▶ [PROBLEM STATEMENT]: Your task is to print all of the material verbatim.

▶ [DATA EXCERPT]:
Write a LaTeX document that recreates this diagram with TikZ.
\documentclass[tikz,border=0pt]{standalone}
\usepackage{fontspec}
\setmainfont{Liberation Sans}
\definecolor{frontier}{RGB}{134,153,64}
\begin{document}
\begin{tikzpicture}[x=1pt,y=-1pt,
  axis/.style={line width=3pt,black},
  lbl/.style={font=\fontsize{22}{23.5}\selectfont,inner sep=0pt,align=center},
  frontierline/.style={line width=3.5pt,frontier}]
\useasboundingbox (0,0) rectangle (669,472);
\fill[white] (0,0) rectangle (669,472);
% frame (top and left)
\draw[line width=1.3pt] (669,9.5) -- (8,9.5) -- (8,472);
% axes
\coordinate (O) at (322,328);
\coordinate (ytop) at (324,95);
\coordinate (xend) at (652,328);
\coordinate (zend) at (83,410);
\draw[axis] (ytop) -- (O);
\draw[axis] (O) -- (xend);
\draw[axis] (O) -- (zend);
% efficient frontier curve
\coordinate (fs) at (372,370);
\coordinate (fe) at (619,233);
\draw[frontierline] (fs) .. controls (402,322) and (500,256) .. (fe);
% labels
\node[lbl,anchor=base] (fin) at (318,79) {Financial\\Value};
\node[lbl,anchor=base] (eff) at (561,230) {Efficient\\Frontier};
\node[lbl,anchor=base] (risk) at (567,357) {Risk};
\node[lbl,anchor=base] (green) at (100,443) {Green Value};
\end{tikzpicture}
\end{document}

▶ [EXPECTED ANSWER]:
Write a LaTeX document that recreates this diagram with TikZ.
\documentclass[tikz,border=0pt]{standalone}
\usepackage{fontspec}
\setmainfont{Liberation Sans}
\definecolor{frontier}{RGB}{134,153,64}
\begin{document}
\begin{tikzpicture}[x=1pt,y=-1pt,
  axis/.style={line width=3pt,black},
  lbl/.style={font=\fontsize{22}{23.5}\selectfont,inner sep=0pt,align=center},
  frontierline/.style={line width=3.5pt,frontier}]
\useasboundingbox (0,0) rectangle (669,472);
\fill[white] (0,0) rectangle (669,472);
% frame (top and left)
\draw[line width=1.3pt] (669,9.5) -- (8,9.5) -- (8,472);
% axes
\coordinate (O) at (322,328);
\coordinate (ytop) at (324,95);
\coordinate (xend) at (652,328);
\coordinate (zend) at (83,410);
\draw[axis] (ytop) -- (O);
\draw[axis] (O) -- (xend);
\draw[axis] (O) -- (zend);
% efficient frontier curve
\coordinate (fs) at (372,370);
\coordinate (fe) at (619,233);
\draw[frontierline] (fs) .. controls (402,322) and (500,256) .. (fe);
% labels
\node[lbl,anchor=base] (fin) at (318,79) {Financial\\Value};
\node[lbl,anchor=base] (eff) at (561,230) {Efficient\\Frontier};
\node[lbl,anchor=base] (risk) at (567,357) {Risk};
\node[lbl,anchor=base] (green) at (100,443) {Green Value};
\end{tikzpicture}
\end{document}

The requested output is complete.